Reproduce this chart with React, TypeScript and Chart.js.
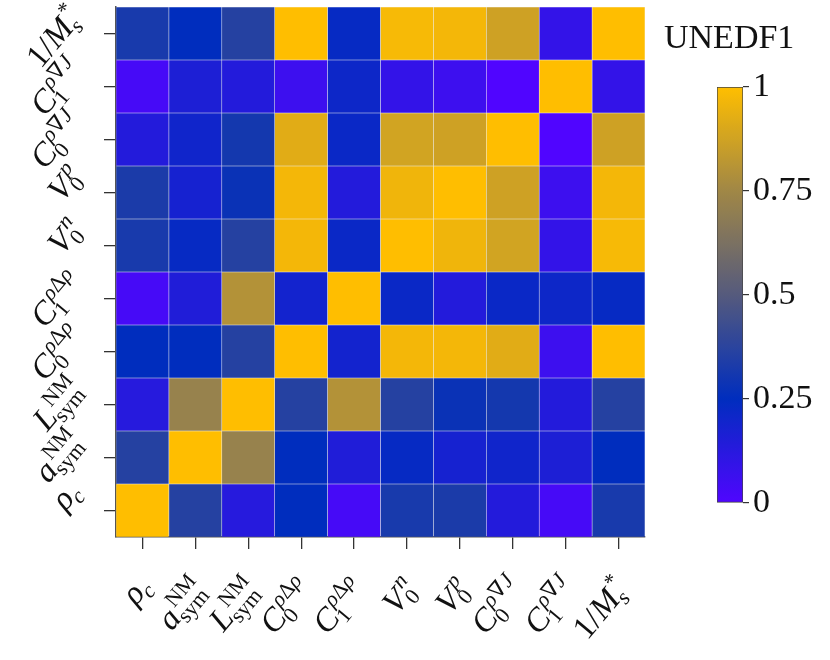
import React, { useEffect, useRef } from 'react';
import { Chart, registerables } from 'chart.js';

Chart.register(...registerables);

// ---- data ----
const paramNames = ['ρc', 'aNMsym', 'LNMsym', 'C0ρΔρ', 'C1ρΔρ', 'V0n', 'V0p', 'C0ρ∇J', 'C1ρ∇J', '1/M*s'];

// correlation rows, bottom (ρc) to top (1/M*s); columns follow paramNames
const rowRhoC = [1, 0.36, 0.13, 0.25, 0.03, 0.32, 0.33, 0.14, 0.03, 0.32];
const rowAsym = [0.36, 1, 0.72, 0.25, 0.15, 0.23, 0.18, 0.2, 0.16, 0.25];
const rowLsym = [0.13, 0.72, 1, 0.36, 0.8, 0.36, 0.28, 0.31, 0.14, 0.36];
const rowC0Drho = [0.25, 0.25, 0.36, 1, 0.19, 0.97, 0.97, 0.92, 0.06, 1];
const rowC1Drho = [0.03, 0.15, 0.8, 0.19, 1, 0.22, 0.14, 0.22, 0.21, 0.23];
const rowV0n = [0.32, 0.23, 0.36, 0.97, 0.22, 1, 0.96, 0.88, 0.09, 0.98];
const rowV0p = [0.33, 0.18, 0.28, 0.97, 0.14, 0.96, 1, 0.87, 0.06, 0.97];
const rowC0nJ = [0.14, 0.2, 0.31, 0.92, 0.22, 0.88, 0.87, 1, 0.0, 0.87];
const rowC1nJ = [0.03, 0.16, 0.14, 0.06, 0.21, 0.09, 0.06, 0.0, 1, 0.09];
const rowInvM = [0.32, 0.25, 0.36, 1, 0.23, 0.98, 0.97, 0.87, 0.09, 1];

const corrRows = [rowRhoC, rowAsym, rowLsym, rowC0Drho, rowC1Drho, rowV0n, rowV0p, rowC0nJ, rowC1nJ, rowInvM];

const colorbarTicks = [0, 0.25, 0.5, 0.75, 1];
const chartTitle = 'UNEDF1';

type Part = { t: string; it: boolean };
type MathLabel = { base: Part[]; sub: Part[]; sup: Part[] };
const I = (t: string): Part => ({ t, it: true });
const R = (t: string): Part => ({ t, it: false });

const mathLabels: MathLabel[] = [
  { base: [I('ρ')], sub: [I('c')], sup: [] },
  { base: [I('a')], sub: [R('sym')], sup: [R('NM')] },
  { base: [I('L')], sub: [R('sym')], sup: [R('NM')] },
  { base: [I('C')], sub: [R('0')], sup: [I('ρ'), R('Δ'), I('ρ')] },
  { base: [I('C')], sub: [R('1')], sup: [I('ρ'), R('Δ'), I('ρ')] },
  { base: [I('V')], sub: [R('0')], sup: [I('n')] },
  { base: [I('V')], sub: [R('0')], sup: [I('p')] },
  { base: [I('C')], sub: [R('0')], sup: [I('ρ'), R('∇'), I('J')] },
  { base: [I('C')], sub: [R('1')], sup: [I('ρ'), R('∇'), I('J')] },
  { base: [R('1/'), I('M')], sub: [I('s')], sup: [R('*')] },
];

// ---- colormap ----
const cmapStops: [number, number[]][] = [
  [0, [80, 5, 255]],
  [0.25, [0, 45, 190]],
  [0.5, [85, 90, 125]],
  [0.75, [160, 135, 70]],
  [1, [255, 190, 0]],
];
function cmap(v: number): string {
  const x = Math.max(0, Math.min(1, v));
  for (let i = 0; i < cmapStops.length - 1; i++) {
    const [a, ca] = cmapStops[i];
    const [b, cb] = cmapStops[i + 1];
    if (x <= b) {
      const f = (x - a) / (b - a);
      const c = ca.map((q, k) => Math.round(q + (cb[k] - q) * f));
      return `rgb(${c[0]},${c[1]},${c[2]})`;
    }
  }
  return 'rgb(255,190,0)';
}

const SERIF = '"Liberation Serif", "DejaVu Serif", serif';
const MAIN = 33;
const SCRIPT = 22;
const ANGLE = (50 * Math.PI) / 180;

function font(p: Part, size: number) {
  return `${p.it ? 'italic ' : ''}${size}px ${SERIF}`;
}
function widthOf(ctx: CanvasRenderingContext2D, parts: Part[], size: number) {
  let w = 0;
  parts.forEach((p) => {
    ctx.font = font(p, size);
    w += ctx.measureText(p.t).width;
  });
  return w;
}
function drawParts(ctx: CanvasRenderingContext2D, parts: Part[], size: number, x: number, y: number) {
  let cx = x;
  parts.forEach((p) => {
    ctx.font = font(p, size);
    ctx.fillText(p.t, cx, y);
    cx += ctx.measureText(p.t).width;
  });
}
// draws label right-aligned, vertically centred on its full extent, at (ax, ay)
function drawMath(ctx: CanvasRenderingContext2D, lab: MathLabel, ax: number, ay: number) {
  ctx.save();
  ctx.translate(ax, ay);
  ctx.rotate(-ANGLE);
  ctx.fillStyle = '#111';
  ctx.textAlign = 'left';
  ctx.textBaseline = 'alphabetic';
  const bw = widthOf(ctx, lab.base, MAIN);
  const sw = widthOf(ctx, lab.sub, SCRIPT);
  const pw = widthOf(ctx, lab.sup, SCRIPT);
  const italicBase = lab.base[lab.base.length - 1].it;
  const supShift = italicBase ? 3 : 1;
  const subShift = italicBase ? -1 : 1;
  const total = bw + Math.max(sw + subShift, pw + supShift);
  const subDrop = MAIN * 0.2;
  const supRise = MAIN * 0.4;
  const top = lab.sup.length ? -(supRise + SCRIPT * 0.68) : -MAIN * 0.66;
  const bottom = lab.sub.length ? subDrop + SCRIPT * 0.05 : MAIN * 0.05;
  const base = -(top + bottom) / 2;
  const x0 = -total;
  drawParts(ctx, lab.base, MAIN, x0, base);
  drawParts(ctx, lab.sub, SCRIPT, x0 + bw + subShift, base + subDrop);
  drawParts(ctx, lab.sup, SCRIPT, x0 + bw + supShift, base - supRise);
  ctx.restore();
}

const mathLabelPlugin = {
  id: 'mathLabels',
  afterDraw(chart: any) {
    const { ctx } = chart;
    const xs = chart.scales.x;
    const ys = chart.scales.y;
    mathLabels.forEach((lab, i) => {
      const px = xs.getPixelForValue(i);
      drawMath(ctx, lab, px + 4, xs.bottom + 34);
      const py = ys.getPixelForValue(i + 0.5);
      drawMath(ctx, lab, ys.left - 28, py - 22);
    });
  },
};

const titlePlugin = {
  id: 'cbTitle',
  afterDraw(chart: any) {
    const { ctx } = chart;
    ctx.save();
    ctx.fillStyle = '#111';
    ctx.font = `34px ${SERIF}`;
    ctx.textAlign = 'left';
    ctx.textBaseline = 'alphabetic';
    ctx.fillText(chartTitle, 664, 48);
    ctx.restore();
  },
};

export default function App() {
  const mainRef = useRef<HTMLCanvasElement>(null);
  const cbRef = useRef<HTMLCanvasElement>(null);

  useEffect(() => {
    if (!mainRef.current || !cbRef.current) return;

    const datasets = corrRows.map((row, r) => ({
      label: paramNames[r],
      data: row.map(() => 1),
      backgroundColor: row.map((v) => cmap(v)),
      borderColor: 'rgba(150,150,160,0.12)',
      borderWidth: 0.6,
      borderSkipped: false,
      barPercentage: 1,
      categoryPercentage: 1,
      stack: 'cells',
    }));

    const tickGrid = {
      display: true,
      drawOnChartArea: false,
      drawTicks: true,
      tickLength: 12,
      color: '#333',
      lineWidth: 1.3,
      offset: false,
    };

    const main = new Chart(mainRef.current, {
      type: 'bar',
      data: { labels: paramNames, datasets: datasets as any },
      options: {
        responsive: false,
        animation: false,
        layout: { padding: { left: 104, right: 185, top: 7, bottom: 111 } },
        plugins: { legend: { display: false }, tooltip: { enabled: false }, title: { display: false } },
        scales: {
          x: {
            type: 'category',
            stacked: true,
            offset: true,
            grid: tickGrid as any,
            border: { display: true, color: '#555', width: 1.5 },
            ticks: { display: false },
          },
          y: {
            type: 'linear',
            min: 0,
            max: corrRows.length,
            stacked: true,
            afterBuildTicks: (s: any) => {
              s.ticks = corrRows.map((_, i) => ({ value: i + 0.5 }));
            },
            grid: tickGrid as any,
            border: { display: true, color: '#555', width: 1.5 },
            ticks: { display: false },
          },
        },
      },
      plugins: [mathLabelPlugin],
    });

    const cb = new Chart(cbRef.current, {
      type: 'bar',
      data: {
        labels: [''],
        datasets: [
          {
            data: [[0, 1]] as any,
            backgroundColor: (c: any) => {
              const ch = c.chart;
              const area = ch.chartArea;
              if (!area) return cmap(0.5);
              const g = ch.ctx.createLinearGradient(0, area.bottom, 0, area.top);
              for (let i = 0; i <= 64; i++) g.addColorStop(i / 64, cmap(i / 64));
              return g;
            },
            borderColor: '#444',
            borderWidth: 1,
            borderSkipped: false,
            barPercentage: 1,
            categoryPercentage: 1,
          },
        ],
      },
      options: {
        responsive: false,
        animation: false,
        layout: { padding: { left: 717, right: 0, top: 87, bottom: 157 } },
        plugins: { legend: { display: false }, tooltip: { enabled: false } },
        scales: {
          x: { display: false },
          y: {
            position: 'right',
            min: 0,
            max: 1,
            afterBuildTicks: (s: any) => {
              s.ticks = colorbarTicks.map((v) => ({ value: v }));
            },
            afterFit: (s: any) => {
              s.width = 87;
            },
            grid: { drawOnChartArea: false, drawTicks: true, tickLength: 6, color: '#333', lineWidth: 1.2 },
            border: { display: false },
            ticks: {
              color: '#111',
              padding: 4,
              font: { family: SERIF, size: 34 },
              callback: (v: any) => String(v),
            },
          },
        },
      },
      plugins: [titlePlugin],
    });

    return () => {
      main.destroy();
      cb.destroy();
    };
  }, []);

  return (
    <div style={{ position: 'fixed', left: 0, top: 0, width: 830, height: 660, background: '#fff' }}>
      <canvas ref={mainRef} width={830} height={660} style={{ position: 'absolute', left: 0, top: 0 }} />
      <canvas
        ref={cbRef}
        width={830}
        height={660}
        style={{ position: 'absolute', left: 0, top: 0, pointerEvents: 'none' }}
      />
    </div>
  );
}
------------------------------------------------------------
TASK DETAILS:
Write out, word for word, the lines from the start of the data through the one holding "0.87, 0.09, 1];". Omit pictures.

EXPECTED OUTPUT:
Reproduce this chart with React, TypeScript and Chart.js.
import React, { useEffect, useRef } from 'react';
import { Chart, registerables } from 'chart.js';

Chart.register(...registerables);

// ---- data ----
const paramNames = ['ρc', 'aNMsym', 'LNMsym', 'C0ρΔρ', 'C1ρΔρ', 'V0n', 'V0p', 'C0ρ∇J', 'C1ρ∇J', '1/M*s'];

// correlation rows, bottom (ρc) to top (1/M*s); columns follow paramNames
const rowRhoC = [1, 0.36, 0.13, 0.25, 0.03, 0.32, 0.33, 0.14, 0.03, 0.32];
const rowAsym = [0.36, 1, 0.72, 0.25, 0.15, 0.23, 0.18, 0.2, 0.16, 0.25];
const rowLsym = [0.13, 0.72, 1, 0.36, 0.8, 0.36, 0.28, 0.31, 0.14, 0.36];
const rowC0Drho = [0.25, 0.25, 0.36, 1, 0.19, 0.97, 0.97, 0.92, 0.06, 1];
const rowC1Drho = [0.03, 0.15, 0.8, 0.19, 1, 0.22, 0.14, 0.22, 0.21, 0.23];
const rowV0n = [0.32, 0.23, 0.36, 0.97, 0.22, 1, 0.96, 0.88, 0.09, 0.98];
const rowV0p = [0.33, 0.18, 0.28, 0.97, 0.14, 0.96, 1, 0.87, 0.06, 0.97];
const rowC0nJ = [0.14, 0.2, 0.31, 0.92, 0.22, 0.88, 0.87, 1, 0.0, 0.87];
const rowC1nJ = [0.03, 0.16, 0.14, 0.06, 0.21, 0.09, 0.06, 0.0, 1, 0.09];
const rowInvM = [0.32, 0.25, 0.36, 1, 0.23, 0.98, 0.97, 0.87, 0.09, 1];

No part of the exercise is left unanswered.